Objective: Search the entries below. Return every line that has "seaborn" in it.

Source records:
□ □ □ □
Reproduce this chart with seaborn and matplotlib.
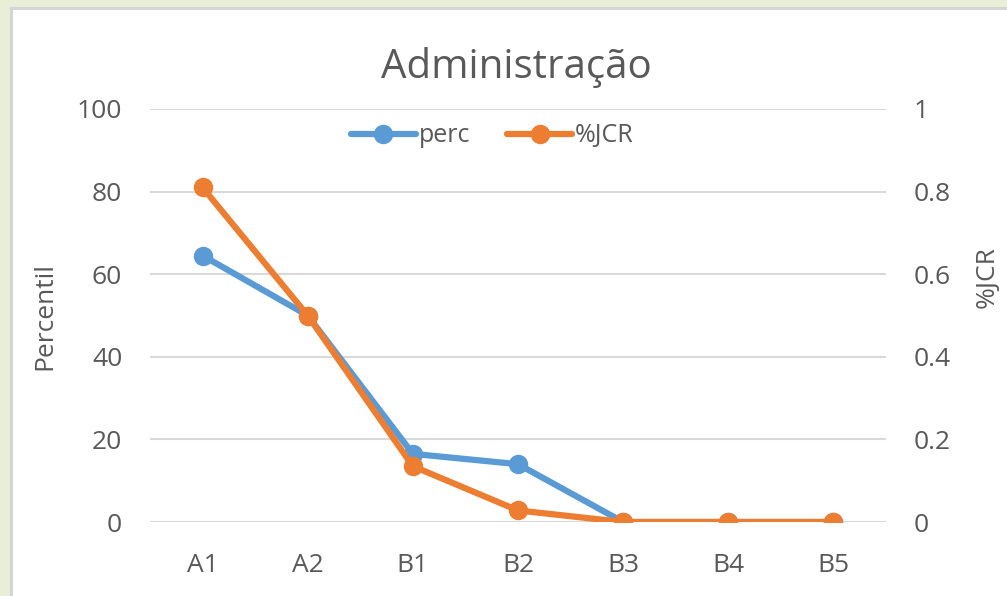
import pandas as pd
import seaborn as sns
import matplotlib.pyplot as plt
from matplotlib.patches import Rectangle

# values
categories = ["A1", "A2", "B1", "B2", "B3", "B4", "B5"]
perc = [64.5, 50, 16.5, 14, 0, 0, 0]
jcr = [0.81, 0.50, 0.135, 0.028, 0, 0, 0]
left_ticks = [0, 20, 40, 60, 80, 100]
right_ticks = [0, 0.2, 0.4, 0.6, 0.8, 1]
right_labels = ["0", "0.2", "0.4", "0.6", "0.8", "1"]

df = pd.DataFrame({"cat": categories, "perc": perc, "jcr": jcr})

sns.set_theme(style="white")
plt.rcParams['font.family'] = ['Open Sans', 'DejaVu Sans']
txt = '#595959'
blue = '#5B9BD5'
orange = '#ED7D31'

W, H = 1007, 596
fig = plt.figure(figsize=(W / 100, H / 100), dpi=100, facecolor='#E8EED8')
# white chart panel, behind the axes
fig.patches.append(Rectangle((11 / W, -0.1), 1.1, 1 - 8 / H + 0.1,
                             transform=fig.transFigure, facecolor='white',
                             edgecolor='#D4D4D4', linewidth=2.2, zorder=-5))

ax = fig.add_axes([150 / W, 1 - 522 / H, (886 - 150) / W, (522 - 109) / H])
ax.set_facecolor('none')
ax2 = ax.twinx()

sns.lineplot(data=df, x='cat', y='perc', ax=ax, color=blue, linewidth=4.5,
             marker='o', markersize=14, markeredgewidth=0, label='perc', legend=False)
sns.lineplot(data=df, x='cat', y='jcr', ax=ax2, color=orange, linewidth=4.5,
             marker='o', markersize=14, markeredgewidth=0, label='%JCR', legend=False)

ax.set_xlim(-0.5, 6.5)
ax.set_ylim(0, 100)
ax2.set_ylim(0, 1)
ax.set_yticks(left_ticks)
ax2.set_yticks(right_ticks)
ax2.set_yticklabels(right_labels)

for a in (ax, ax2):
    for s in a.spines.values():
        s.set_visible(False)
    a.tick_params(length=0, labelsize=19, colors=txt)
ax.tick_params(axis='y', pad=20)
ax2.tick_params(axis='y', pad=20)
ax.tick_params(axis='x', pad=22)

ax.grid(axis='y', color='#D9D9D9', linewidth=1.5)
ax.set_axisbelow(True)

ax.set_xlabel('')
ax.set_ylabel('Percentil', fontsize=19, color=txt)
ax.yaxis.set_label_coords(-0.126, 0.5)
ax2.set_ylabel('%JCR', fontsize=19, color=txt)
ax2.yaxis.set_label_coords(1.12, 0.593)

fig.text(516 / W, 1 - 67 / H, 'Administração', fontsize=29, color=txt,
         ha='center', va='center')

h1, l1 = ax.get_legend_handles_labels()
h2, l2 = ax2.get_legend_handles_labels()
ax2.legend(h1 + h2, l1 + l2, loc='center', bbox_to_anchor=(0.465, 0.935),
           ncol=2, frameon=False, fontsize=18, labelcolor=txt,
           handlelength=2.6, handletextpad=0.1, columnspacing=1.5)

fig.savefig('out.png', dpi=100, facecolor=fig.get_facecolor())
□ □ □ □
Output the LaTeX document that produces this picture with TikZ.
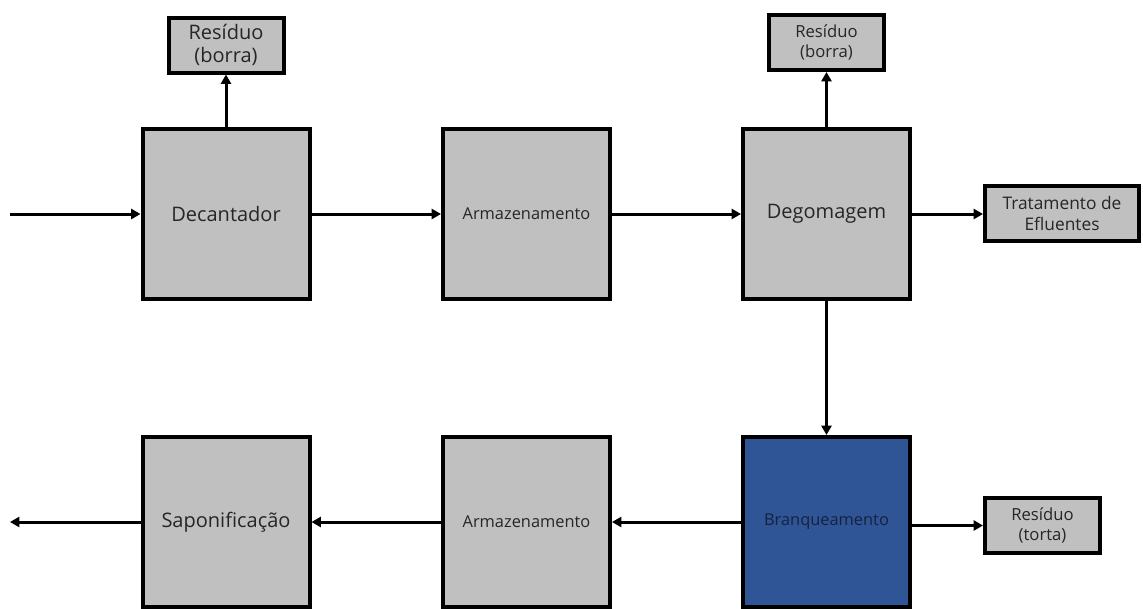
□ □ □ □
Complete answer:
Reproduce this chart with seaborn and matplotlib.
import seaborn as sns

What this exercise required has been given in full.